Herr Prof. Latacz  erklärte dem aufmerksamen Auditorium, dass es seit 1871 (Schliemanns Ausgrabungen) zwei grundsätzliche Fraktionen von Wissenschaftlern gibt: Die einen betrachten die Werke Homers über das reine poetische Kunstwerk hinaus als eine historische Quelle, die es sehr wahrscheinlich macht, dass es die Stadt Troia an der entdeckten Stelle wirklich gab und dass sie zerstört wurde. Latacz bekannte sich zu dieser Auffassung. Die andere Position gehe davon aus, dass die „Ilias“ zu lange nach dem Untergang Troias  entstanden sei, dass es keine Schrift zur Überlieferung gab und Homer daher auch keine Kunde davon erhalten haben könne. Deshalb sei der Troianische Krieg eine Erfindung Homers.
 
Eine Wende in der Gleichbewertung der Positionen habe sich jedoch seit den Korfmannschen Grabungen und damit einhergehenden interdisziplinären Forschungsarbeiten ergeben. So deuten auch “außer-Homerische” Indizien stark darauf hin, dass die Ilias-Handlung kein bloßes Phantasiegebilde darstellt.

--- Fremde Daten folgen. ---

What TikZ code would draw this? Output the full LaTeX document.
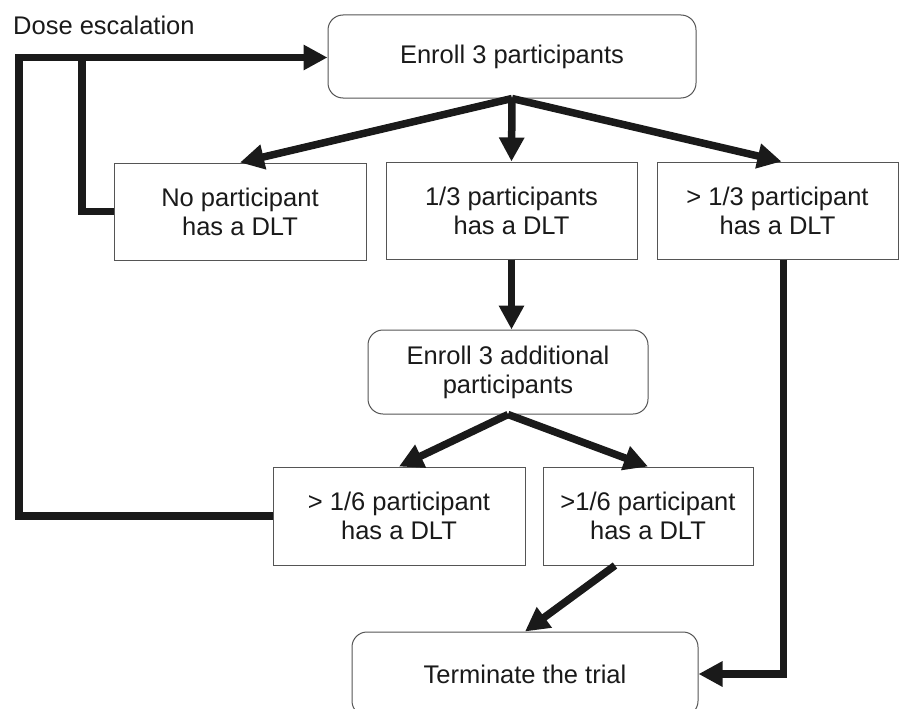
\documentclass[tikz,border=0pt]{standalone}
\usepackage{fontspec}
\setmainfont{Liberation Sans}
\usetikzlibrary{arrows.meta}
\definecolor{boxline}{HTML}{555555}
\definecolor{txt}{HTML}{1A1A1A}
\begin{document}
\begin{tikzpicture}[x=1pt,y=-1pt,
  every node/.style={font=\fontsize{25.5}{29}\selectfont, text=txt},
  sqbox/.style={draw=boxline, line width=1pt, align=center, inner sep=0pt, fill=white},
  rbox/.style={sqbox, rounded corners=15pt},
  conn/.style={line width=7.5pt, draw=txt, -{Triangle[length=24pt,width=24pt]}},
  link/.style={line width=7.5pt, draw=txt}]
\useasboundingbox (0,0) rectangle (899,709);
\clip (0,0) rectangle (899,709);

\node[rbox, minimum width=368pt, minimum height=83pt] (enroll) at (512,56.5) {Enroll 3 participants};
\node[sqbox, minimum width=252pt, minimum height=97pt] (none) at (240,211.5) {No participant\\has a DLT};
\node[sqbox, minimum width=251pt, minimum height=97pt] (one) at (511.5,210.5) {1/3 participants\\has a DLT};
\node[sqbox, minimum width=241pt, minimum height=97pt] (more) at (777.5,210.5) {> 1/3 participant\\has a DLT};
\node[rbox, minimum width=280pt, minimum height=84pt] (add) at (508,372) {Enroll 3 additional\\participants};
\node[sqbox, minimum width=252pt, minimum height=98pt] (left6) at (399,516) {> 1/6 participant\\has a DLT};
\node[sqbox, minimum width=210pt, minimum height=98pt] (right6) at (648,516) {>1/6 participant\\has a DLT};
\node[rbox, minimum width=346pt, minimum height=84pt] (term) at (525,674) {Terminate the trial};
\node[anchor=base west, inner sep=0pt] (dose) at (13,35) {Dose escalation};

\coordinate (lx) at (19,0);
\coordinate (ix) at (82,0);
\draw[conn] (enroll.south) -- (none.north);
\draw[conn] (enroll.south) -- (one.north);
\draw[conn] (enroll.south) -- ([xshift=4pt]more.north);
\draw[conn] (one.south) -- (one.south |- add.north);
\draw[conn] (add.south) -- (left6.north);
\draw[conn] (add.south) -- (right6.north);
\draw[conn] ([xshift=-33pt]right6.south) -- (term.north);
\draw[conn] ([xshift=6pt]more.south) |- (term.east);
\draw[conn] (left6.west) -- (left6.west -| lx) |- ([yshift=-1pt]enroll.west);
\draw[link] (none.west) -- (none.west -| ix) -- (ix |- enroll.west);
\end{tikzpicture}
\end{document}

Hier nur einige Eckpunkte der neueren Forschung:   
 
1952 die Schrift “Linear B” wird entschlüsselt (Tonscherben aus Mykene mit Troia-Bezug)
1988  Korfmannsche Grabungen mit neuen Funden und Befunden zur Existenz der Stadt Troia (7b)
2002 neue Tonscherben in Theben gefunden  (Linear b) mit Troia-Bezug
2007 Nachweis, dass die „Ilias“ in ostionischem Dialekt (Homers Heimat) geschrieben ist
Wissensüberlieferung während der „finsteren Periode“ aller Kulturen des östlichen Mittelmeerraums (1200-800 v Chr.), in der es keine Schriftsprache gab,  durch die “oral poetry”: Epen mit beibehaltenem Versmaß, dem “Hexameter”.
 
 
Humorvoll und souverän präsentierte Prof. Latacz seine mit Beweisen und Indizien unterstützte    Position. Es war ein Genuss ihm zuzuhören. Nach zwei Stunden unterhaltender und unterrichtender “Beweisführung”, der auch “nicht-Experten” folgen konnten, applaudierten die Zuhörer - und natürlich auch die Dichterpflänzchen - begeistert.

 


 Wie viele andere baten auch die Dichterpflänzchen (rechts Rosa Tennenbaum, links Martha Schauerhammer) Herrn Prof. Latacz um eine Widmung in seinem Buch „Homer – Der erste Dichter des Abendlands“ (Artemis & Winkler 2003).